Xavier ran back toward Matthew and Nigel. Nigel pulled his briefcase to his chest as if it were a shield. Breathing heavily, Xavier climbed the wide trunk of the tree. He gripped a large branch, pulled himself up and sat among its regal arms with a grand smile. He looked down at Nigel and Matthew who were peering up at him.

In a soft tone Xavier said, "Don't you see, Nigel? The real world is not the world we pass by with indifference. It is the world at which the psychotic screams, the neurotic cries; it is that on which the catatonic transfixes his gaze; it is that which the schizophrenic cannot concentrate on at all but that constantly diverts his attention. It is that which makes us cower in a corner and at the same time compels us not to sit still...an immense playground of contradiction and unity, of beauty and chaos..."

Matthew felt as though he had just emerged from a confining womb and stepped into a fabulously lit arena of unending possibility. He felt transparent as the world unfolded itself through him.

"Death being our very means makes life our only end," Xavier said in a riddle.

"Life is an Oedipal Complex," he continued. "We must spend it slaying Father Time as we ravage Mother Nature, exploring her, consummating our relationship with her. We must view the world incestuously as the Mother through whom we are born, in whom we must live, and on whom we shall engage in the most perverse yet most sacred acts. The world is to be made love to. And like the frustrated lover who desperately tries to kiss the soul of his beloved but who can get no further than the flesh of her lips, we must not fret the futility of our quest. But instead -- kiss harder! Bite into the flesh of the world!"

Matthew was silent. His eyes were closed.

The conversation among the three friends, as they always do, came to an end. The exuberance, the passion, the chaos, was over. As the three boys resumed their routine course back to the room from which their day began, Nigel's skin of arrogance slowly grew back and thickened, Matthew nursed a quiet despair and Xavier hummed a tune. Little else was said among them for the rest of the day.

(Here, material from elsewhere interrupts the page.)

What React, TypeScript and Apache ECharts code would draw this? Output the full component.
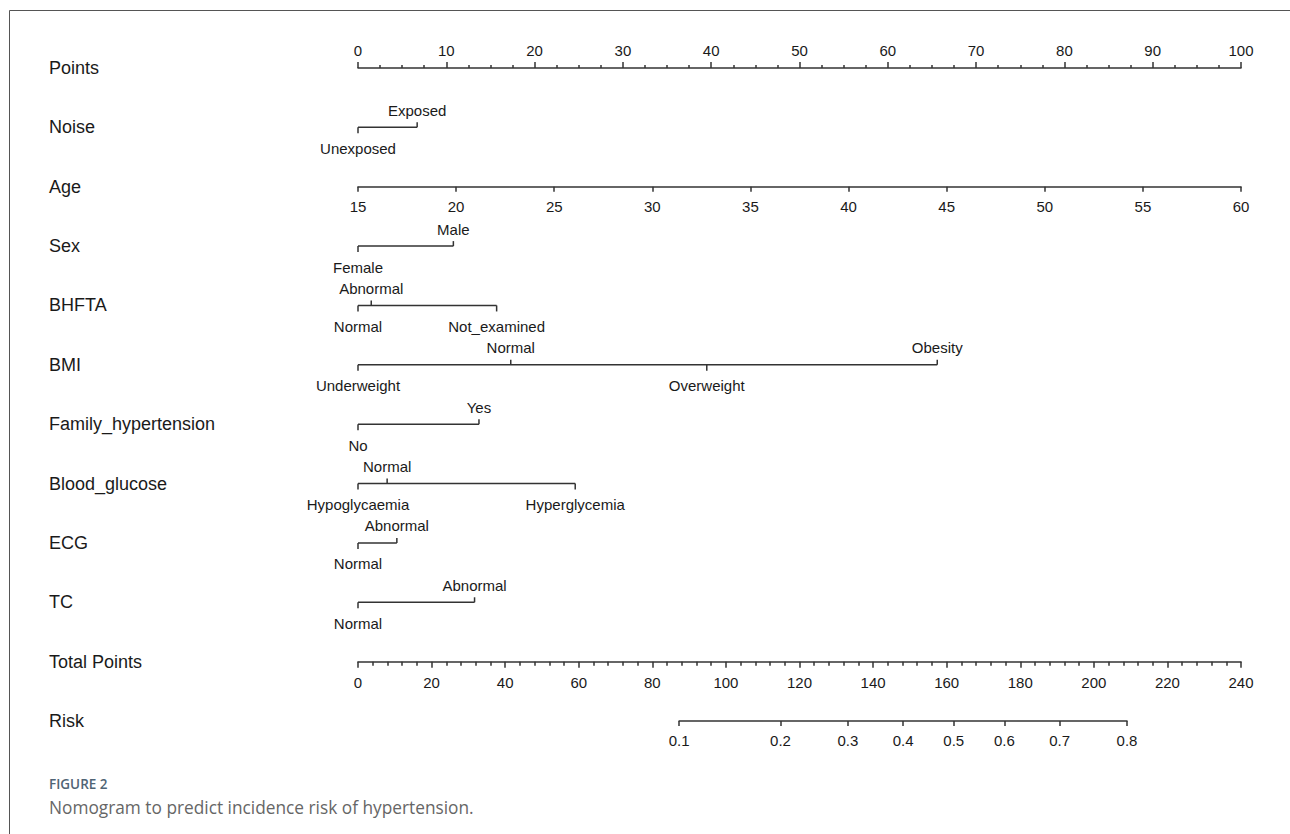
import React, { useEffect, useRef } from "react";
import * as echarts from "echarts";

// ---- Data ----
const rowNames = [
  "Points", "Noise", "Age", "Sex", "BHFTA", "BMI", "Family_hypertension",
  "Blood_glucose", "ECG", "TC", "Total Points", "Risk",
];

const pointsMin = 0, pointsMax = 100, pointsInterval = 10;
const ageMin = 15, ageMax = 60, ageInterval = 5;
const totalMin = 0, totalMax = 240, totalInterval = 20;

const noiseLevels = ["Unexposed", "Exposed"];
const noisePoints = [0, 6.7];
const sexLevels = ["Female", "Male"];
const sexPoints = [0, 10.8];
const bhftaLevels = ["Normal", "Abnormal", "Not_examined"];
const bhftaPoints = [0, 1.5, 15.7];
const bmiLevels = ["Underweight", "Normal", "Overweight", "Obesity"];
const bmiPoints = [0, 17.3, 39.5, 65.6];
const familyLevels = ["No", "Yes"];
const familyPoints = [0, 13.7];
const glucoseLevels = ["Hypoglycaemia", "Normal", "Hyperglycemia"];
const glucosePoints = [0, 3.3, 24.6];
const ecgLevels = ["Normal", "Abnormal"];
const ecgPoints = [0, 4.4];
const tcLevels = ["Normal", "Abnormal"];
const tcPoints = [0, 13.2];

const riskTicks = [0.1, 0.2, 0.3, 0.4, 0.5, 0.6, 0.7, 0.8];
// linear predictor = riskIntercept + riskSlope * totalPoints
const riskIntercept = -4.767;
const riskSlope = 0.02944;

// ---- Layout / style ----
const W = 1290, H = 834;
const axisLeft = 358, axisRight = 1241;
const rowTop = 68, rowBottom = 721;
const lineColor = "#333";
const textColor = "#1a1a1a";
const fontFamily = "'Liberation Sans', Arial, sans-serif";

const catVars = [
  { row: 1, levels: noiseLevels, points: noisePoints },
  { row: 3, levels: sexLevels, points: sexPoints },
  { row: 4, levels: bhftaLevels, points: bhftaPoints },
  { row: 5, levels: bmiLevels, points: bmiPoints },
  { row: 6, levels: familyLevels, points: familyPoints },
  { row: 7, levels: glucoseLevels, points: glucosePoints },
  { row: 8, levels: ecgLevels, points: ecgPoints },
  { row: 9, levels: tcLevels, points: tcPoints },
];

const logit = (p: number) => Math.log(p / (1 - p));
const tpForRisk = (r: number) => (logit(r) - riskIntercept) / riskSlope;
const riskForTp = (tp: number) => 1 / (1 + Math.exp(-(riskIntercept + riskSlope * tp)));
const rowY = (i: number) => rowTop + (i * (rowBottom - rowTop)) / (rowNames.length - 1);
const tpToPx = (tp: number) => axisLeft + ((tp - totalMin) / (totalMax - totalMin)) * (axisRight - axisLeft);

export default function App() {
  const ref = useRef<HTMLDivElement>(null);
  useEffect(() => {
    if (!ref.current) return;
    const chart = echarts.init(ref.current, undefined, { renderer: "svg" });

    const riskLo = tpForRisk(riskTicks[0]);
    const riskHi = tpForRisk(riskTicks[riskTicks.length - 1]);

    const lineStyle = { color: lineColor, width: 1.5 };
    const labelStyle = { color: textColor, fontSize: 15, fontFamily };

    const option: any = {
      animation: false,
      backgroundColor: "#fff",
      grid: [
        { left: axisLeft, right: W - axisRight, top: rowTop, bottom: H - rowBottom },
        { left: axisLeft, right: W - axisRight, top: rowY(0), height: 20 },
        { left: axisLeft, right: W - axisRight, top: rowY(2) - 20, height: 20 },
        { left: axisLeft, right: W - axisRight, top: rowY(10) - 20, height: 20 },
        { left: tpToPx(riskLo), right: W - tpToPx(riskHi), top: rowY(11) - 20, height: 20 },
      ],
      xAxis: [
        { gridIndex: 0, type: "value", min: pointsMin, max: pointsMax, show: false },
        {
          gridIndex: 1, type: "value", position: "top", min: pointsMin, max: pointsMax, interval: pointsInterval,
          axisLine: { show: true, onZero: false, lineStyle },
          axisTick: { show: true, length: 6, lineStyle },
          minorTick: { show: true, splitNumber: 4, length: 3, lineStyle },
          axisLabel: { ...labelStyle, margin: 10 },
          splitLine: { show: false },
        },
        {
          gridIndex: 2, type: "value", position: "bottom", min: ageMin, max: ageMax, interval: ageInterval,
          axisLine: { show: true, onZero: false, lineStyle },
          axisTick: { show: true, length: 5, lineStyle },
          axisLabel: { ...labelStyle, margin: 12 },
          splitLine: { show: false },
        },
        {
          gridIndex: 3, type: "value", position: "bottom", min: totalMin, max: totalMax, interval: totalInterval,
          axisLine: { show: true, onZero: false, lineStyle },
          axisTick: { show: true, length: 6, lineStyle },
          minorTick: { show: true, splitNumber: 5, length: 4, lineStyle },
          axisLabel: { ...labelStyle, margin: 13 },
          splitLine: { show: false },
        },
        {
          gridIndex: 4, type: "value", position: "bottom", min: riskLo, max: riskHi,
          axisLine: { show: true, onZero: false, lineStyle },
          axisTick: { show: true, length: 5, lineStyle, customValues: riskTicks.map(tpForRisk) },
          axisLabel: {
            ...labelStyle, margin: 12,
            customValues: riskTicks.map(tpForRisk),
            formatter: (v: number) => riskForTp(v).toFixed(1),
          },
          splitLine: { show: false },
        },
      ],
      yAxis: [
        {
          gridIndex: 0, type: "category", inverse: true, boundaryGap: false, data: rowNames,
          axisLine: { show: false }, axisTick: { show: false }, splitLine: { show: false },
          axisLabel: {
            align: "left", margin: axisLeft - 49, color: textColor, fontSize: 18, fontFamily,
            padding: [3, 0, 0, 0],
          },
        },
        { gridIndex: 1, type: "value", show: false },
        { gridIndex: 2, type: "value", show: false },
        { gridIndex: 3, type: "value", show: false },
        { gridIndex: 4, type: "value", show: false },
      ],
      series: [
        {
          type: "custom",
          xAxisIndex: 0,
          yAxisIndex: 0,
          clip: false,
          data: catVars.map((v) => [0, v.row]),
          renderItem: (params: any, api: any) => {
            const v = catVars[params.dataIndex];
            const row = api.value(1);
            const order = v.points.map((_, i) => i).sort((a, b) => v.points[a] - v.points[b]);
            const lo = v.points[order[0]];
            const hi = v.points[order[order.length - 1]];
            const [x0, y] = api.coord([lo, row]);
            const [x1] = api.coord([hi, row]);
            const stroke = { stroke: lineColor, lineWidth: 1.5 };
            const children: any[] = [
              { type: "line", shape: { x1: x0, y1: y, x2: x1, y2: y }, style: stroke },
            ];
            order.forEach((li, k) => {
              const below = k % 2 === 0;
              const [x] = api.coord([v.points[li], row]);
              children.push({
                type: "line",
                shape: { x1: x, y1: y, x2: x, y2: below ? y + 6 : y - 5 },
                style: stroke,
              });
              children.push({
                type: "text",
                x,
                y: below ? y + 21 : y - 17,
                style: {
                  text: v.levels[li], align: "center", verticalAlign: "middle",
                  fontSize: 15, fill: textColor, fontFamily,
                },
              });
            });
            return { type: "group", children };
          },
        },
      ],
      graphic: [
        { type: "line", shape: { x1: 9.5, y1: 10.5, x2: W, y2: 10.5 }, style: { stroke: "#555", lineWidth: 1 } },
        { type: "line", shape: { x1: 9.5, y1: 10.5, x2: 9.5, y2: H }, style: { stroke: "#555", lineWidth: 1 } },
        {
          type: "text", x: 49, y: 784,
          style: {
            text: "FIGURE 2", fill: "#4f6475", fontSize: 13.5, fontWeight: 600,
            fontFamily: "'Open Sans', 'Noto Sans', sans-serif", verticalAlign: "middle",
          },
        },
        {
          type: "text", x: 49, y: 807,
          style: {
            text: "Nomogram to predict incidence risk of hypertension.", fill: "#666",
            fontSize: 17.3, fontFamily: "'Open Sans', 'Noto Sans', sans-serif", verticalAlign: "middle",
          },
        },
      ],
    };
    chart.setOption(option);
    return () => chart.dispose();
  }, []);

  return (
    <div
      ref={ref}
      style={{ position: "fixed", left: 0, top: 0, width: W, height: H, background: "#fff" }}
    />
  );
}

Pompous, self-important, sheltered, and vain. Bored, alienated, deracinated, and numb. Feminized and ahistorical. Able to connect to nature only via recycled, amped up, quick-cut, Hippie delusions, with a new and improved special effects package. No clue where their ideas stop and reality begins, and no sense of the value of the difference. Yep, it was clear. Jewish, liberal "education" had driven these well-meaning White boys absolutely bonkers.